● Exercise details: Without including the pictures, copy out every line below.

— BEGIN —

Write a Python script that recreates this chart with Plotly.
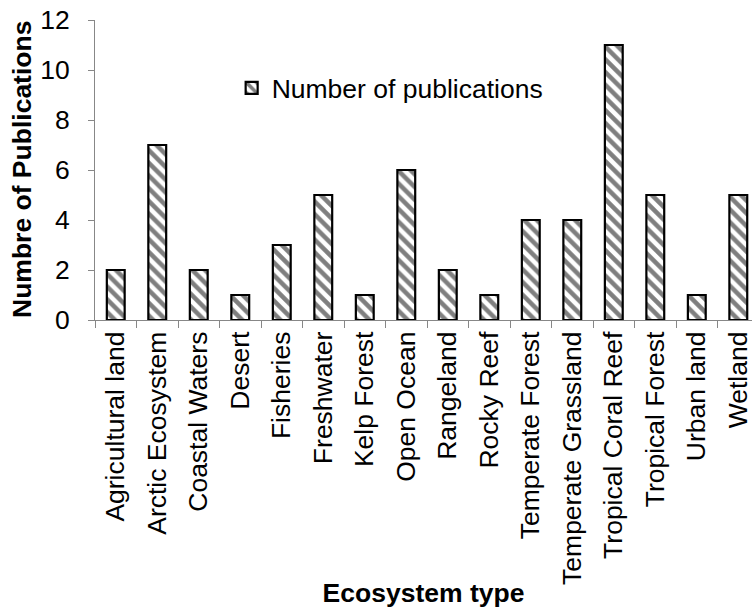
import plotly.graph_objects as go

ecosystems = [
    "Agricultural land", "Arctic Ecosystem", "Coastal Waters", "Desert",
    "Fisheries", "Freshwater", "Kelp Forest", "Open Ocean", "Rangeland",
    "Rocky Reef", "Temperate Forest", "Temperate Grassland",
    "Tropical Coral Reef", "Tropical Forest", "Urban land", "Wetland",
]
publications = [2, 7, 2, 1, 3, 5, 1, 6, 2, 1, 4, 4, 11, 5, 1, 5]
y_ticks = [0, 2, 4, 6, 8, 10, 12]

FONT = "Liberation Sans, Arial, sans-serif"
FS = 26.5
AXIS_GREY = "#878787"

fig = go.Figure()
fig.add_trace(
    go.Bar(
        x=ecosystems,
        y=publications,
        name="Number of publications",
        width=0.43,
        marker=dict(
            color="white",
            line=dict(color="black", width=2.2),
            pattern=dict(shape="\\", fgcolor="black", bgcolor="white",
                         size=9, solidity=0.5),
        ),
    )
)
# transparent copy on the companion axis so its tick marks get drawn
fig.add_trace(
    go.Scatter(
        x=ecosystems,
        y=publications,
        yaxis="y2",
        mode="markers",
        marker=dict(opacity=0),
        showlegend=False,
        hoverinfo="skip",
    )
)

fig.update_layout(
    width=752,
    height=608,
    margin=dict(l=95, r=0, t=20, b=288),
    paper_bgcolor="white",
    plot_bgcolor="white",
    font=dict(family=FONT, size=FS, color="black"),
    showlegend=True,
    legend=dict(
        x=0.208, y=0.773, xanchor="left", yanchor="middle",
        bgcolor="rgba(0,0,0,0)", font=dict(size=FS),
        itemwidth=30,
    ),
    xaxis=dict(
        type="category",
        range=[-0.5, 15.33],
        tickangle=-90,
        tickson="boundaries",
        ticks="outside",
        ticklen=7,
        tickcolor=AXIS_GREY,
        showline=True,
        linecolor=AXIS_GREY,
        linewidth=1,
        showgrid=False,
        automargin=False,
        tickfont=dict(size=FS),
        title=dict(text="<b>Ecosystem type</b>", font=dict(size=FS), standoff=7),
    ),
    # labelled value axis; its long invisible ticks set the label gap
    yaxis=dict(
        range=[0, 12],
        tickvals=y_ticks,
        ticks="outside",
        ticklen=19,
        tickcolor="rgba(0,0,0,0)",
        showline=True,
        linecolor=AXIS_GREY,
        linewidth=1,
        showgrid=False,
        zeroline=False,
        automargin=False,
        tickfont=dict(size=FS),
    ),
    # companion axis that draws the short visible tick marks
    yaxis2=dict(
        overlaying="y",
        side="left",
        range=[0, 12],
        tickvals=y_ticks,
        ticks="outside",
        ticklen=6,
        tickcolor=AXIS_GREY,
        showticklabels=False,
        showline=False,
        showgrid=False,
        zeroline=False,
        automargin=False,
    ),
    annotations=[
        dict(
            text="<b>Numbre of Publications</b>",
            xref="paper", yref="paper", x=0, y=0.5,
            xanchor="center", yanchor="middle",
            xshift=-73, textangle=-90, showarrow=False,
            font=dict(size=FS),
        )
    ],
)

fig.write_html("out.html")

— END —

● Full answer:
Write a Python script that recreates this chart with Plotly.
import plotly.graph_objects as go

ecosystems = [
    "Agricultural land", "Arctic Ecosystem", "Coastal Waters", "Desert",
    "Fisheries", "Freshwater", "Kelp Forest", "Open Ocean", "Rangeland",
    "Rocky Reef", "Temperate Forest", "Temperate Grassland",
    "Tropical Coral Reef", "Tropical Forest", "Urban land", "Wetland",
]
publications = [2, 7, 2, 1, 3, 5, 1, 6, 2, 1, 4, 4, 11, 5, 1, 5]
y_ticks = [0, 2, 4, 6, 8, 10, 12]

FONT = "Liberation Sans, Arial, sans-serif"
FS = 26.5
AXIS_GREY = "#878787"

fig = go.Figure()
fig.add_trace(
    go.Bar(
        x=ecosystems,
        y=publications,
        name="Number of publications",
        width=0.43,
        marker=dict(
            color="white",
            line=dict(color="black", width=2.2),
            pattern=dict(shape="\\", fgcolor="black", bgcolor="white",
                         size=9, solidity=0.5),
        ),
    )
)
# transparent copy on the companion axis so its tick marks get drawn
fig.add_trace(
    go.Scatter(
        x=ecosystems,
        y=publications,
        yaxis="y2",
        mode="markers",
        marker=dict(opacity=0),
        showlegend=False,
        hoverinfo="skip",
    )
)

fig.update_layout(
    width=752,
    height=608,
    margin=dict(l=95, r=0, t=20, b=288),
    paper_bgcolor="white",
    plot_bgcolor="white",
    font=dict(family=FONT, size=FS, color="black"),
    showlegend=True,
    legend=dict(
        x=0.208, y=0.773, xanchor="left", yanchor="middle",
        bgcolor="rgba(0,0,0,0)", font=dict(size=FS),
        itemwidth=30,
    ),
    xaxis=dict(
        type="category",
        range=[-0.5, 15.33],
        tickangle=-90,
        tickson="boundaries",
        ticks="outside",
        ticklen=7,
        tickcolor=AXIS_GREY,
        showline=True,
        linecolor=AXIS_GREY,
        linewidth=1,
        showgrid=False,
        automargin=False,
        tickfont=dict(size=FS),
        title=dict(text="<b>Ecosystem type</b>", font=dict(size=FS), standoff=7),
    ),
    # labelled value axis; its long invisible ticks set the label gap
    yaxis=dict(
        range=[0, 12],
        tickvals=y_ticks,
        ticks="outside",
        ticklen=19,
        tickcolor="rgba(0,0,0,0)",
        showline=True,
        linecolor=AXIS_GREY,
        linewidth=1,
        showgrid=False,
        zeroline=False,
        automargin=False,
        tickfont=dict(size=FS),
    ),
    # companion axis that draws the short visible tick marks
    yaxis2=dict(
        overlaying="y",
        side="left",
        range=[0, 12],
        tickvals=y_ticks,
        ticks="outside",
        ticklen=6,
        tickcolor=AXIS_GREY,
        showticklabels=False,
        showline=False,
        showgrid=False,
        zeroline=False,
        automargin=False,
    ),
    annotations=[
        dict(
            text="<b>Numbre of Publications</b>",
            xref="paper", yref="paper", x=0, y=0.5,
            xanchor="center", yanchor="middle",
            xshift=-73, textangle=-90, showarrow=False,
            font=dict(size=FS),
        )
    ],
)

fig.write_html("out.html")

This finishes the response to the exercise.